As Hannah Arendt stated: "The sad truth is that most evil is done by people who never make up their minds to be good or evil"; James Baldwin also wrote: "Nobody is more dangerous than he who imagines himself pure in heart, for his purity, by definition, is unassailable".
So, is Seven Jewish Children art? Well, yes. Like it or not, it's art. It may not be good art, it may be irritating art, it may even be vile art, or stupid art, but art it is.
So no, the argument that it's crap and it's not art is facile nonsense, whether one likes the play or not.
Incidentally, Marx, who knew and understood poets just as well as philosophers and economists, used to say: “The true difference between Byron and Shelley consists in this, that those who understand and love them consider it fortunate that Byron died in his thirty-sixth year, for he would have become a reactionary bourgeois had he lived longer; conversely, they regret Shelley’s death at the age of twenty-nine, because he was a revolutionary through and through and would consistently have stood with the vanguard of socialism.”
Having read the script, I do not think that the Caryl Churchill's Seven Jewish Children is anti-Semitic.
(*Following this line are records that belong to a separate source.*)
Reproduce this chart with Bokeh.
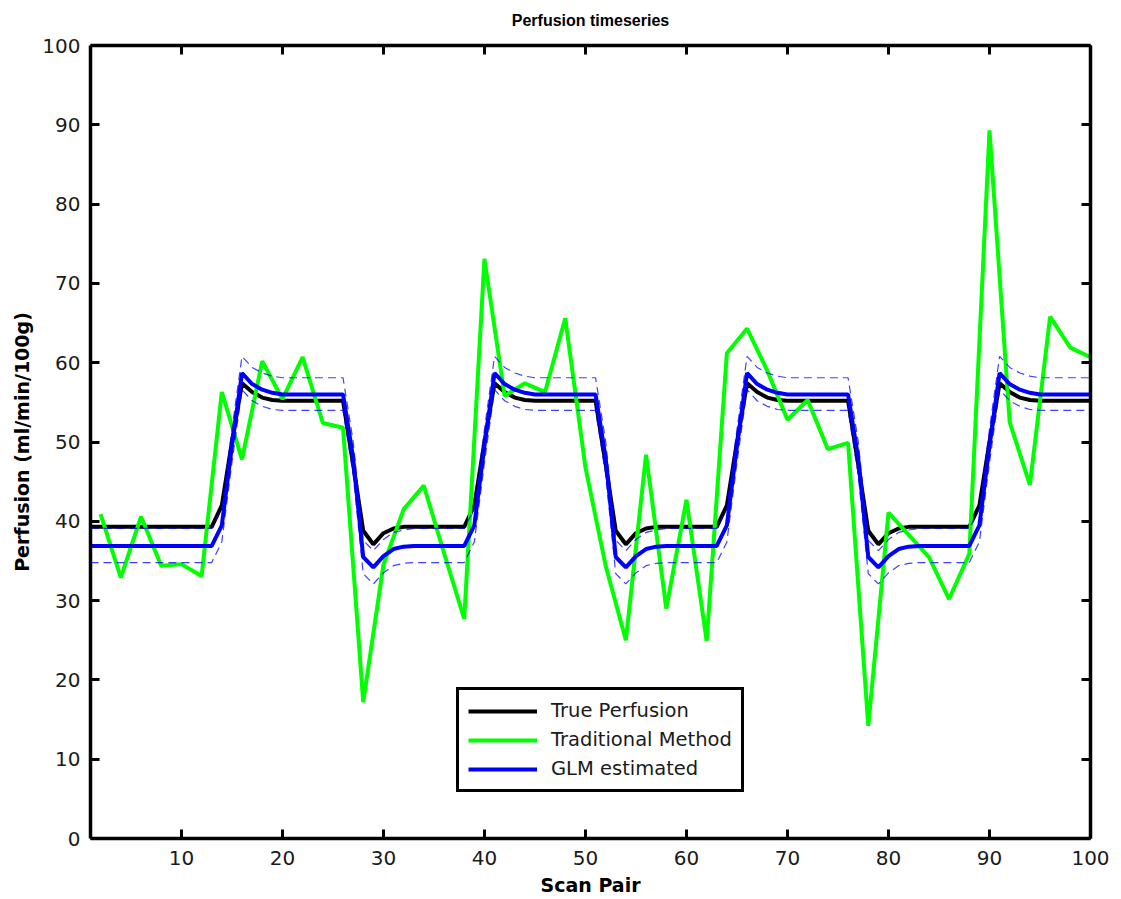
from bokeh.plotting import figure
from bokeh.models import Range1d, LinearAxis, FixedTicker, Legend, LegendItem
from bokeh.embed import file_html
from bokeh.resources import INLINE

# ---------------- data ----------------
scan = list(range(1, 101))

true_perf = [
    39.3, 39.3, 39.3, 39.3, 39.3, 39.3, 39.3, 39.3, 39.3, 39.3, 39.3, 39.3, 39.3,
    42.0, 50.0, 57.4, 56.3, 55.6, 55.3, 55.2, 55.2, 55.2, 55.2, 55.2, 55.2, 55.2,
    47.2, 38.8, 37.1, 38.5, 39.1, 39.3, 39.3, 39.3, 39.3, 39.3, 39.3, 39.3,
    42.0, 50.0, 57.4, 56.3, 55.6, 55.3, 55.2, 55.2, 55.2, 55.2, 55.2, 55.2, 55.2,
    47.2, 38.8, 37.1, 38.5, 39.1, 39.3, 39.3, 39.3, 39.3, 39.3, 39.3, 39.3,
    42.0, 50.0, 57.4, 56.3, 55.6, 55.3, 55.2, 55.2, 55.2, 55.2, 55.2, 55.2, 55.2,
    47.2, 38.8, 37.1, 38.5, 39.1, 39.3, 39.3, 39.3, 39.3, 39.3, 39.3, 39.3,
    42.0, 50.0, 57.4, 56.3, 55.6, 55.3, 55.2, 55.2, 55.2, 55.2, 55.2, 55.2,
]

glm_est = [
    36.9, 36.9, 36.9, 36.9, 36.9, 36.9, 36.9, 36.9, 36.9, 36.9, 36.9, 36.9, 36.9,
    39.5, 49.5, 58.7, 57.3, 56.6, 56.2, 56.0, 56.0, 56.0, 56.0, 56.0, 56.0, 56.0,
    48.0, 35.5, 34.2, 35.6, 36.5, 36.8, 36.9, 36.9, 36.9, 36.9, 36.9, 36.9,
    39.5, 49.5, 58.7, 57.3, 56.6, 56.2, 56.0, 56.0, 56.0, 56.0, 56.0, 56.0, 56.0,
    48.0, 35.5, 34.2, 35.6, 36.5, 36.8, 36.9, 36.9, 36.9, 36.9, 36.9, 36.9,
    39.5, 49.5, 58.7, 57.3, 56.6, 56.2, 56.0, 56.0, 56.0, 56.0, 56.0, 56.0, 56.0,
    48.0, 35.5, 34.2, 35.6, 36.5, 36.8, 36.9, 36.9, 36.9, 36.9, 36.9, 36.9,
    39.5, 49.5, 58.7, 57.3, 56.6, 56.2, 56.0, 56.0, 56.0, 56.0, 56.0, 56.0,
]

glm_upper = [
    39.1, 39.1, 39.1, 39.1, 39.1, 39.1, 39.1, 39.1, 39.1, 39.1, 39.1, 39.1, 39.1,
    41.6, 51.6, 60.8, 59.4, 58.7, 58.3, 58.1, 58.1, 58.1, 58.1, 58.1, 58.1, 58.1,
    50.1, 37.6, 36.3, 37.7, 38.6, 38.9, 39.1, 39.1, 39.1, 39.1, 39.1, 39.1,
    41.6, 51.6, 60.8, 59.4, 58.7, 58.3, 58.1, 58.1, 58.1, 58.1, 58.1, 58.1, 58.1,
    50.1, 37.6, 36.3, 37.7, 38.6, 38.9, 39.1, 39.1, 39.1, 39.1, 39.1, 39.1,
    41.6, 51.6, 60.8, 59.4, 58.7, 58.3, 58.1, 58.1, 58.1, 58.1, 58.1, 58.1, 58.1,
    50.1, 37.6, 36.3, 37.7, 38.6, 38.9, 39.1, 39.1, 39.1, 39.1, 39.1, 39.1,
    41.6, 51.6, 60.8, 59.4, 58.7, 58.3, 58.1, 58.1, 58.1, 58.1, 58.1, 58.1,
]

glm_lower = [
    34.8, 34.8, 34.8, 34.8, 34.8, 34.8, 34.8, 34.8, 34.8, 34.8, 34.8, 34.8, 34.8,
    37.4, 47.4, 56.6, 55.2, 54.5, 54.1, 54.0, 54.0, 54.0, 54.0, 54.0, 54.0, 54.0,
    45.9, 33.4, 32.1, 33.5, 34.4, 34.7, 34.8, 34.8, 34.8, 34.8, 34.8, 34.8,
    37.4, 47.4, 56.6, 55.2, 54.5, 54.1, 54.0, 54.0, 54.0, 54.0, 54.0, 54.0, 54.0,
    45.9, 33.4, 32.1, 33.5, 34.4, 34.7, 34.8, 34.8, 34.8, 34.8, 34.8, 34.8,
    37.4, 47.4, 56.6, 55.2, 54.5, 54.1, 54.0, 54.0, 54.0, 54.0, 54.0, 54.0, 54.0,
    45.9, 33.4, 32.1, 33.5, 34.4, 34.7, 34.8, 34.8, 34.8, 34.8, 34.8, 34.8,
    37.4, 47.4, 56.6, 55.2, 54.5, 54.1, 54.0, 54.0, 54.0, 54.0, 54.0, 54.0,
]

trad_scan = list(range(2, 101, 2))
trad_perf = [
    40.9, 32.9, 40.6, 34.4, 34.6, 33.1, 56.3, 47.8, 60.2, 55.4,
    60.7, 52.4, 51.8, 17.2, 34.5, 41.5, 44.5, 36.0, 27.7, 73.1,
    55.8, 57.4, 56.3, 65.6, 46.8, 34.4, 25.0, 48.4, 29.0, 42.7,
    24.9, 61.2, 64.3, 59.0, 52.8, 55.3, 49.1, 49.9, 14.2, 41.1,
    38.3, 35.5, 30.2, 35.9, 89.3, 52.5, 44.6, 65.8, 61.9, 60.7,
]

x_ticks = [10, 20, 30, 40, 50, 60, 70, 80, 90, 100]
y_ticks = [0, 10, 20, 30, 40, 50, 60, 70, 80, 90, 100]

chart_title = "Perfusion timeseries"

assert len(true_perf) == 100 and len(glm_est) == 100
assert len(glm_upper) == 100 and len(glm_lower) == 100
assert len(trad_perf) == len(trad_scan)

FONT = "DejaVu Sans"
TITLE_FONT = "Liberation Sans"

# ---------------- figure ----------------
p = figure(width=1121, height=899,
           x_range=Range1d(1, 100), y_range=Range1d(0, 100),
           output_backend="svg", toolbar_location=None,
           min_border_left=90, min_border_right=31,
           min_border_top=45, min_border_bottom=61)

p.background_fill_color = "white"
p.border_fill_color = "white"
p.outline_line_color = None
p.xgrid.visible = False
p.ygrid.visible = False


def style_axis(ax, ticks, show_labels=True):
    ax.ticker = FixedTicker(ticks=ticks)
    ax.axis_line_color = "black"
    ax.axis_line_width = 3.5
    ax.major_tick_line_color = "black"
    ax.major_tick_line_width = 3
    ax.major_tick_in = 9
    ax.major_tick_out = 0
    ax.minor_tick_line_color = None
    ax.major_label_text_font = FONT
    if show_labels:
        ax.major_label_text_font_size = "20px"
        ax.major_label_text_color = "#1a1a1a"
    else:
        ax.major_label_text_font_size = "1px"
        ax.major_label_text_color = None
        ax.major_label_standoff = 0


xa = p.xaxis[0]
style_axis(xa, x_ticks)
xa.major_label_standoff = 12
xa.axis_label = "Scan Pair"
xa.axis_label_text_font = FONT
xa.axis_label_text_font_size = "19px"
xa.axis_label_text_font_style = "bold"
xa.axis_label_text_color = "black"
xa.axis_label_standoff = 6

ya = p.yaxis[0]
style_axis(ya, y_ticks)
ya.major_label_standoff = 10
ya.axis_label = "Perfusion (ml/min/100g)"
ya.axis_label_text_font = FONT
ya.axis_label_text_font_size = "19px"
ya.axis_label_text_font_style = "bold"
ya.axis_label_text_color = "black"
ya.axis_label_standoff = 6

# top axis: box ticks, and carries the chart title above the frame
top_ax = LinearAxis()
style_axis(top_ax, x_ticks, show_labels=False)
top_ax.axis_label = chart_title
top_ax.axis_label_text_font = TITLE_FONT
top_ax.axis_label_text_font_size = "16px"
top_ax.axis_label_text_font_style = "bold"
top_ax.axis_label_text_color = "black"
top_ax.axis_label_standoff = 17
p.add_layout(top_ax, "above")

right_ax = LinearAxis()
style_axis(right_ax, y_ticks, show_labels=False)
p.add_layout(right_ax, "right")

# ---------------- series ----------------
r_true = p.line(scan, true_perf, line_color="black", line_width=4)
r_trad = p.line(trad_scan, trad_perf, line_color="#00ff00", line_width=4)
r_glm = p.line(scan, glm_est, line_color="#0000ff", line_width=4)
p.line(scan, glm_upper, line_color="#0000ff", line_width=1.2,
       line_dash="8 5", line_alpha=0.75)
p.line(scan, glm_lower, line_color="#0000ff", line_width=1.2,
       line_dash="8 5", line_alpha=0.75)

legend = Legend(items=[
    LegendItem(label="True Perfusion", renderers=[r_true]),
    LegendItem(label="Traditional Method", renderers=[r_trad]),
    LegendItem(label="GLM estimated", renderers=[r_glm]),
], location=(366, 46))
legend.border_line_color = "black"
legend.border_line_width = 3
legend.border_line_alpha = 1
legend.background_fill_color = "white"
legend.background_fill_alpha = 1
legend.glyph_width = 69
legend.glyph_height = 20
legend.label_text_font = FONT
legend.label_text_font_size = "19.5px"
legend.label_text_color = "#1a1a1a"
legend.label_standoff = 14
legend.padding = 9
legend.spacing = 6
legend.margin = 0
p.add_layout(legend)

open("out.html", "w").write(file_html(p, INLINE))
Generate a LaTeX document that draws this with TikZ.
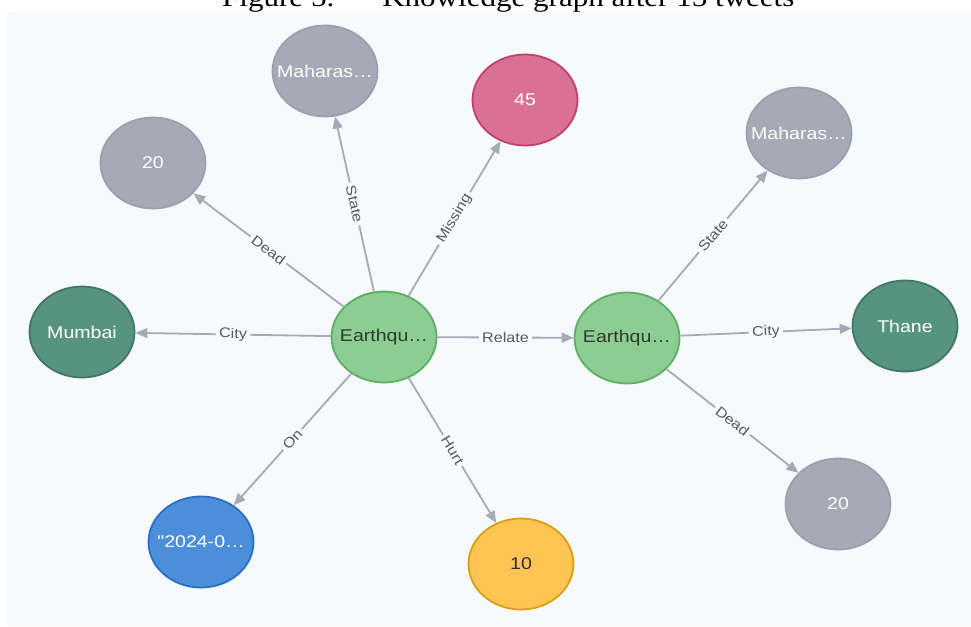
\documentclass[tikz,border=0pt]{standalone}
\usepackage{fontspec}
\setmainfont{Liberation Sans}
\newfontfamily\nf{Liberation Sans}[FakeStretch=1.15]
\newfontfamily\tf{Liberation Serif}[FakeStretch=1.15]
\usetikzlibrary{shapes.geometric,arrows.meta}
\definecolor{panel}{HTML}{F7FAFD}
\definecolor{edgec}{HTML}{A5ABB6}
\definecolor{lbl}{HTML}{555A60}
\definecolor{grnF}{HTML}{8DCC93}
\definecolor{grnD}{HTML}{5FAE63}
\definecolor{grnT}{HTML}{2A3D2C}
\definecolor{gryF}{HTML}{A5ABB6}
\definecolor{gryD}{HTML}{9AA1AC}
\definecolor{pnkF}{HTML}{DA7194}
\definecolor{pnkD}{HTML}{C2426E}
\definecolor{dgrF}{HTML}{569480}
\definecolor{dgrD}{HTML}{447666}
\definecolor{bluF}{HTML}{4C8EDA}
\definecolor{bluD}{HTML}{2870C2}
\definecolor{orgF}{HTML}{FFC454}
\definecolor{orgD}{HTML}{D7A013}
\definecolor{darkT}{HTML}{2A2C34}
\newcommand{\zt}[1]{\makebox[0pt]{#1}}
\begin{document}
\begin{tikzpicture}[x=1pt,y=-1pt,
  gnode/.style={ellipse, minimum width=105pt, minimum height=91pt, inner sep=0pt,
    line width=1.8pt, font=\nf\fontsize{17}{20}\selectfont},
  green/.style={gnode, fill=grnF, draw=grnD, text=grnT},
  gray/.style={gnode, fill=gryF, draw=gryD, text=white},
  pink/.style={gnode, fill=pnkF, draw=pnkD, text=white},
  dgreen/.style={gnode, fill=dgrF, draw=dgrD, text=white},
  blue/.style={gnode, fill=bluF, draw=bluD, text=white},
  orange/.style={gnode, fill=orgF, draw=orgD, text=darkT},
  rel/.style={draw=edgec, line width=1.8pt, -{Triangle[length=12pt,width=10pt]}},
  lab/.style={font=\nf\fontsize{14}{16}\selectfont, text=lbl, fill=panel,
    inner sep=3pt, sloped, midway}
]
\clip (0,0) rectangle (971,626);
\fill[white] (0,0) rectangle (971,626);
\fill[panel] (7,12) rectangle (971,626);
\node[anchor=base west, inner sep=0pt, font=\tf\fontsize{27}{30}\selectfont] (title) at (222,7)
  {Figure 5.\hspace{48pt}Knowledge graph after 15 tweets};

\node[green] (e1) at (384,337) {\zt{Earthqu\dots}};
\node[green] (e2) at (627,338) {\zt{Earthqu\dots}};
\node[gray] (d1) at (153,163) {\zt{20}};
\node[gray] (s1) at (325,71) {\zt{Maharas\dots}};
\node[pink] (m) at (525,100) {\zt{45}};
\node[dgreen] (mum) at (82,332) {\zt{Mumbai}};
\node[blue] (on) at (201,542) {\zt{"2024-0\dots}};
\node[orange] (h) at (521,564) {\zt{10}};
\node[gray] (s2) at (799,133) {\zt{Maharas\dots}};
\node[dgreen] (th) at (905,326) {\zt{Thane}};
\node[gray] (d2) at (838,504) {\zt{20}};

\draw[rel] (e1) -- node[lab]{Dead} (d1);
\draw[rel] (e1) -- node[lab]{State} (s1);
\draw[rel] (e1) -- node[lab]{Missing} (m);
\draw[rel] (e1) -- node[lab]{City} (mum);
\draw[rel] (e1) -- node[lab]{Relate} (e2);
\draw[rel] (e1) -- node[lab]{On} (on);
\draw[rel] (e1) -- node[lab]{Hurt} (h);
\draw[rel] (e2) -- node[lab]{State} (s2);
\draw[rel] (e2) -- node[lab]{City} (th);
\draw[rel] (e2) -- node[lab]{Dead} (d2);
\end{tikzpicture}
\end{document}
I would be the last person to deny the obvious existence of this abomination, which we call anti-Semitism, with its insidious presence in political movements ostensibly supported by people on the left of the political spectrum. However, I do not think that anti-Semitism is a charge that we can use against this particular play.
Whilst I can understand why states should wish to defend themselves, and I am not against the use of arms in all circumstances, and certainly not when people are lobbing thousands of rockets, for as homemade as they may be, into your backyard, I can also understand why the disproportionate display of violence and destruction would outrage a pacifist.
Outrage is expressed in many different ways, some people blog, some people comment on blogs, some people write articles, some people take to the streets to protest, some people shout at the TV, some people sing songs, Caryl Churchill wrote a short play.
Our ability, for example, to reconcile an understanding of both Israel's actions and the motivation for the play, is the dialectic aptitude of humanity, and to pretend that we cannot or should not think in this manner is simply a way of diminishing the intelligence of the civil society.
I know it is a cliché, but after reading the script of the play and the narrative of outrage, protest and counter-protest, I am lead to the conclusion that we are all Seven Jewish Children. Seeking to classify this drama as "not art" is a rather nasty and underhanded and illiberal way of attacking something for what it is not.